Two classic breakfast items, cinnamon rolls and pancakes, magically combined to form one delicious dish of Cinnamon Roll Pancakes. With swirls of cinnamon and sugar, weekend brunch never tasted so decadent!
Yep, that's right. Two classic breakfast items, cinnamon rolls and pancake, magically combined to form one delicious dish. It seems like every weekend on Saturday morning, I struggle to make the decision of what to make the kids for breakfast. It's always - pancakes or cinnamon rolls? So why not have Cinnamon Roll Pancakes?!
With this cinnamon roll pancake recipe you get all of the fluffy deliciousness of pancakes, along with the cinnamon flavor from cinnamon rolls. And as a bonus? A cream cheese glaze on top!
This cinnamon pancake recipe is a fluffy homemade pancake, filled with warm spices!
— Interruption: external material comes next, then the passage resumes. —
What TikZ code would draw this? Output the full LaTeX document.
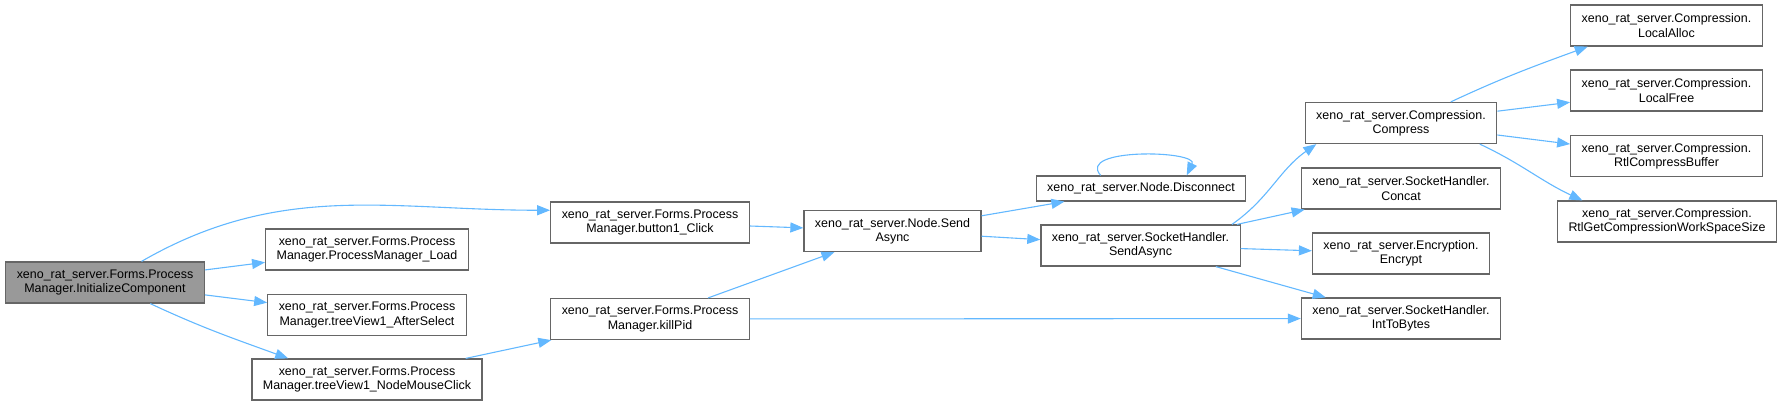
\documentclass[tikz,border=0pt]{standalone}
\usepackage{fontspec}
\setmainfont{Liberation Sans}
\usetikzlibrary{arrows.meta}
\definecolor{edgeblue}{HTML}{63B8FF}
\definecolor{boxline}{HTML}{666666}
\definecolor{boxfill}{HTML}{999999}
\begin{document}
\begin{tikzpicture}[>={Triangle[length=13bp,width=10bp]},x=1bp,y=1bp,
  fn/.style={draw=boxline,line width=1.2bp,fill=white,align=center,inner xsep=11bp,
    inner ysep=0pt,minimum height=41bp,font=\fontsize{12.5}{14.5}\selectfont},
  cur/.style={fn,fill=boxfill},
  call/.style={->,draw=edgeblue,line width=1.1bp}]
\useasboundingbox (0,0) rectangle (1787,-406);
\node[cur] (init) at (105,-282.5) {xeno\_rat\_server.Forms.Process\\Manager.InitializeComponent};
\node[fn] (load) at (367,-249.5) {xeno\_rat\_server.Forms.Process\\Manager.ProcessManager\_Load};
\node[fn] (after) at (367,-315) {xeno\_rat\_server.Forms.Process\\Manager.treeView1\_AfterSelect};
\node[fn] (nmc) at (367,-379.5) {xeno\_rat\_server.Forms.Process\\Manager.treeView1\_NodeMouseClick};
\node[fn] (click) at (650,-222.5) {xeno\_rat\_server.Forms.Process\\Manager.button1\_Click};
\node[fn] (kill) at (650,-319) {xeno\_rat\_server.Forms.Process\\Manager.killPid};
\node[fn] (nsend) at (892.5,-231) {xeno\_rat\_server.Node.Send\\Async};
\node[fn,minimum height=25bp] (disc) at (1141,-188.5) {xeno\_rat\_server.Node.Disconnect};
\node[fn] (ssend) at (1140.5,-245.5) {xeno\_rat\_server.SocketHandler.\\SendAsync};
\node[fn] (comp) at (1401,-123) {xeno\_rat\_server.Compression.\\Compress};
\node[fn] (concat) at (1401,-188.5) {xeno\_rat\_server.SocketHandler.\\Concat};
\node[fn] (enc) at (1401,-253.5) {xeno\_rat\_server.Encryption.\\Encrypt};
\node[fn] (itb) at (1401,-318.5) {xeno\_rat\_server.SocketHandler.\\IntToBytes};
\node[fn] (alloc) at (1666.5,-25.5) {xeno\_rat\_server.Compression.\\LocalAlloc};
\node[fn] (free) at (1666.5,-90.5) {xeno\_rat\_server.Compression.\\LocalFree};
\node[fn] (rcb) at (1666.5,-156) {xeno\_rat\_server.Compression.\\RtlCompressBuffer};
\node[fn] (wss) at (1667,-221.5) {xeno\_rat\_server.Compression.\\RtlGetCompressionWorkSpaceSize};
\draw[call] (init) to[out=30,in=180] (click.173);
\draw[call] (init)--(load);
\draw[call] (init)--(after);
\draw[call] (init.-25) to[out=-25,in=160] (nmc.165);
\draw[call] (nmc)--(kill);
\draw[call] (click)--(nsend);
\draw[call] (kill)--(nsend);
\draw[call] (kill)--(itb);
\draw[call] (nsend)--(disc);
\draw[call] (nsend)--(ssend);
\draw[call] (disc.162) .. controls +(-25,28) and +(12,25) .. (disc.16);
\draw[call] (ssend.13) to[out=35,in=-145] (comp.194);
\draw[call] (ssend)--(concat);
\draw[call] (ssend)--(enc);
\draw[call] (ssend)--(itb);
\draw[call] (comp.23.5) to[out=25,in=200] (alloc.195);
\draw[call] (comp)--(free);
\draw[call] (comp)--(rcb);
\draw[call] (comp.-15) to[out=-25,in=155] (wss.166);
\end{tikzpicture}
\end{document}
Flour - I always use unbleached all purpose flour when I make these pancakes.
Baking Powder - baking powder is what helps these pancakes rise quickly, making them super fluffy.
Cinnamon - of course we need cinnamon in Cinnamon Roll Pancakes! This recipe has an entire tablespoon of cinnamon.
Sugar - to slightly sweeten the pancakes.
Eggs - eggs act as a binder in this pancake recipe.
Milk - I have used cows milk and almond milk in this recipe with good results. Buttermilk would also be a great option.
Maple Syrup - maple syrup is in the pancake batter, adding some maple flavor and more sweetness to these pancakes.
Butter - a little melted butter is in the pancake batter to make them tender.
Vanilla - vanilla extract adds its delicious vanilla flavor to the pancakes.
Cream Cheese - of course I had to drizzle the cinnamon roll pancakes with a cream cheese frosting!
Powdered Sugar - powdered sugar sweetens the cream cheese drizzle.
This homemade pancake recipe is super easy to mix together and way more delicious than boxed pancakes!
Mix the dry ingredients. In a large mixing bowl, whisk together the flour, baking powder, sugar, cinnamon, and salt.
Mix the wet ingredients. In a medium bowl, whisk together the eggs, milk, maple syrup, melted butter, and vanilla extract.
Combine. Add the wet ingredients to the dry ingredients and mix together with a rubber spatula until just combined. Don't over-mix the batter.
Make the Cream Cheese Frosting. In a small bowl, mix together the cream cheese, powdered sugar, melted butter, and milk until well combined. Set aside.
Cook. Preheat a griddle over medium heat. Add ¼ cup of batter to the griddle, fitting as many pancakes as you can, and cook until bubbles start to form, about 2-3 minutes. Flip and cook another minute.
Serve. Serve the pancakes drizzled with the cream cheese frosting. Enjoy!
These pancakes are the perfect solution for the weekend mornings when you are seriously craving a big, soft, frosted cinnamon roll but you don't have a can of Grand's cinnamon rolls in your fridge and you don't want to wait a couple of hours to make them from scratch (who does?!). I would bet you some serious cash that you have all of the ingredients for these pancakes in your pantry, making them the saving grace to your "gotta-have-a-cinnamon-roll" morning.
Storage. Store leftover pancakes in an airtight container in the fridge for 4-5 days. Reheat in the microwave or the toaster.
Freeze. You can definitely freeze these pancakes (without the frosting). Place them on a baking sheet lined with parchment paper in a single layer. Freeze for 1 hour to partially freeze them and then transfer them to an airtight container. Partially freezing them first keeps them from sticking to each other.
Use a nonstick griddle or pan. Or grease your griddle well, so your pancake batter does not stick!
Ice cream scoop. Use an ice cream scoop or measuring cup for measuring the batter. An ice cream scoop in particular makes it really easy to get the cinnamon roll pancake batter onto the griddle.
Keep heat at medium to medium low. This will ensure that the pancakes don't burn and the middle of the pancakes are cooked through.
Serving suggestions. These pancakes are delicious with some scrambled eggs and Jalapeno Bacon!